Output the first line of the listing and each line after it, up to and including the line that contains "from bokeh.resources import INLINE", exactly as written, minus the pictures.

********

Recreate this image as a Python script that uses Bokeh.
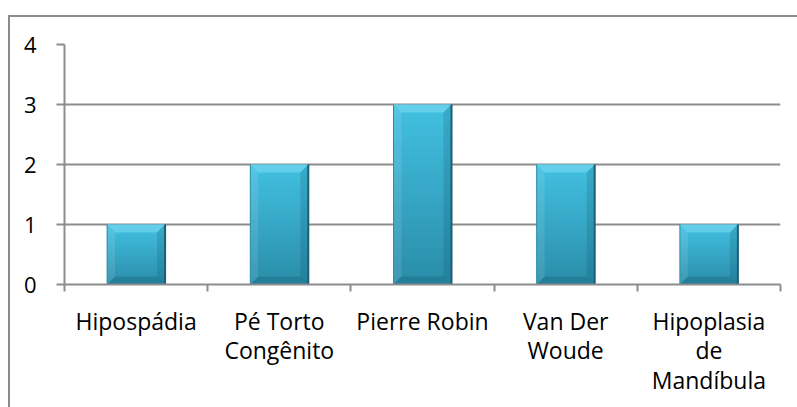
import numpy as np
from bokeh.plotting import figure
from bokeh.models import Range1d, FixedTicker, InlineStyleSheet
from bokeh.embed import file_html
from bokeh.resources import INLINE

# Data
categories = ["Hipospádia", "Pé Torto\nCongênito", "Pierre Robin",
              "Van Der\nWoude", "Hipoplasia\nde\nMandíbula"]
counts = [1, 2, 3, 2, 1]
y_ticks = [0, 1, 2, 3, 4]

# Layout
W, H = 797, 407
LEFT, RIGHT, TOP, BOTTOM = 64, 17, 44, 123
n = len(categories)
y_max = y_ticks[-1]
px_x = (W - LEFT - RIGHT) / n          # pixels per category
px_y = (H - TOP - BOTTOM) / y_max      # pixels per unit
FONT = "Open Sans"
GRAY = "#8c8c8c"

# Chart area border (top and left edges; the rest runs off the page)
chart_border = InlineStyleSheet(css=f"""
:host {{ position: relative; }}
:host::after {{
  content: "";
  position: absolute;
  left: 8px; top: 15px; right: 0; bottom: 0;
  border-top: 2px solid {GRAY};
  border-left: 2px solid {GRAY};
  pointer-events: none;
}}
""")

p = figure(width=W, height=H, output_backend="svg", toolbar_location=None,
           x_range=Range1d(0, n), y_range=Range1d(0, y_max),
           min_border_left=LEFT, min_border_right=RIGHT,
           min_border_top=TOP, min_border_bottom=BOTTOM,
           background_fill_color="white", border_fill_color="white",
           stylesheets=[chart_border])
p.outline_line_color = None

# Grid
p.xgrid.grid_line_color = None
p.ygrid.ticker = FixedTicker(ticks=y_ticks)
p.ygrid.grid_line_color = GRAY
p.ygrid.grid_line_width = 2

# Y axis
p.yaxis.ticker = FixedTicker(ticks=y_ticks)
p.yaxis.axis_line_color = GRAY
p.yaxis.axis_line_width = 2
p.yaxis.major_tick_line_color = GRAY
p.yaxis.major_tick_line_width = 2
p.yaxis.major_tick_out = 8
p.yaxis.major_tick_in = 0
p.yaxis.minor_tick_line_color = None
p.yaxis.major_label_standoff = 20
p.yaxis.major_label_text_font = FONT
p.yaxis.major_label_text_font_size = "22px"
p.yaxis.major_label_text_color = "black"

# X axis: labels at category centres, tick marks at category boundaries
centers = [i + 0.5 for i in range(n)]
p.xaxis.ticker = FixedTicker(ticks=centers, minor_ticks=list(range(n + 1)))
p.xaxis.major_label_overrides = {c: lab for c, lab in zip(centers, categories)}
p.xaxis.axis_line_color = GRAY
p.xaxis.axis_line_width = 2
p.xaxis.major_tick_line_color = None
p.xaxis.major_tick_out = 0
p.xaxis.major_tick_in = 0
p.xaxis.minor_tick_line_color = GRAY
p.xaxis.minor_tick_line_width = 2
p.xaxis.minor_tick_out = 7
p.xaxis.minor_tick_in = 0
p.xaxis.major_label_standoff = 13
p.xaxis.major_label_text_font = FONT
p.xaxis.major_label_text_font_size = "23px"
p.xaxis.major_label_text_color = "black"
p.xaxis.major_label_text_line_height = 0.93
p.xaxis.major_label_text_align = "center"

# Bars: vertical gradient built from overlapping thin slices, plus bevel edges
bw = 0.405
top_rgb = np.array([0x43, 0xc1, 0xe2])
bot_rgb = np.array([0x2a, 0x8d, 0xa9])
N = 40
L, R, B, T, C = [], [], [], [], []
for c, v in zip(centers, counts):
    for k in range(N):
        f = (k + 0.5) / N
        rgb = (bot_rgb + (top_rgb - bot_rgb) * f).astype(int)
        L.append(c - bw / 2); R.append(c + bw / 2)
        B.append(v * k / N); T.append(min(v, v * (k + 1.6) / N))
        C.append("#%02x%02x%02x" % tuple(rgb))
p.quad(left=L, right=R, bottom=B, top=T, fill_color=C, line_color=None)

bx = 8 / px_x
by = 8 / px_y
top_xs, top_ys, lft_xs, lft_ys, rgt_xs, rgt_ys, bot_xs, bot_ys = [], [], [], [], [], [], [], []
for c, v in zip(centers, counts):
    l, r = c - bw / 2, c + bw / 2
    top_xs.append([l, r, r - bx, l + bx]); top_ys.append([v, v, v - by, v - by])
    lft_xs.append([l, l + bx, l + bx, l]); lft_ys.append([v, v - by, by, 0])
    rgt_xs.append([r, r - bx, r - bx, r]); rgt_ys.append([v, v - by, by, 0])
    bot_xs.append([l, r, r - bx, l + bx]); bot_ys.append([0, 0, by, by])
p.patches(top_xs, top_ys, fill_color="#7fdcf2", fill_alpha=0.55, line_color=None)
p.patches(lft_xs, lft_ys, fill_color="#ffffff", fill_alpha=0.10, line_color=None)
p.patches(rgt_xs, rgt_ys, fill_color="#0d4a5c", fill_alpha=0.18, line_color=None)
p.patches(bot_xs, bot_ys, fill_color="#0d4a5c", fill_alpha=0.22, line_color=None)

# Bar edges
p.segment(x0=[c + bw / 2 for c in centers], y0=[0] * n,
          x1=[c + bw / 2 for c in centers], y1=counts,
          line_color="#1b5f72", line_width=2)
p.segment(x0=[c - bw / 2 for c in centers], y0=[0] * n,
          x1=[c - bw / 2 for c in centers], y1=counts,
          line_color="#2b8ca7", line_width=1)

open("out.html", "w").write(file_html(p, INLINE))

********

### SOLVED EXERCISE
Recreate this image as a Python script that uses Bokeh.
import numpy as np
from bokeh.plotting import figure
from bokeh.models import Range1d, FixedTicker, InlineStyleSheet
from bokeh.embed import file_html
from bokeh.resources import INLINE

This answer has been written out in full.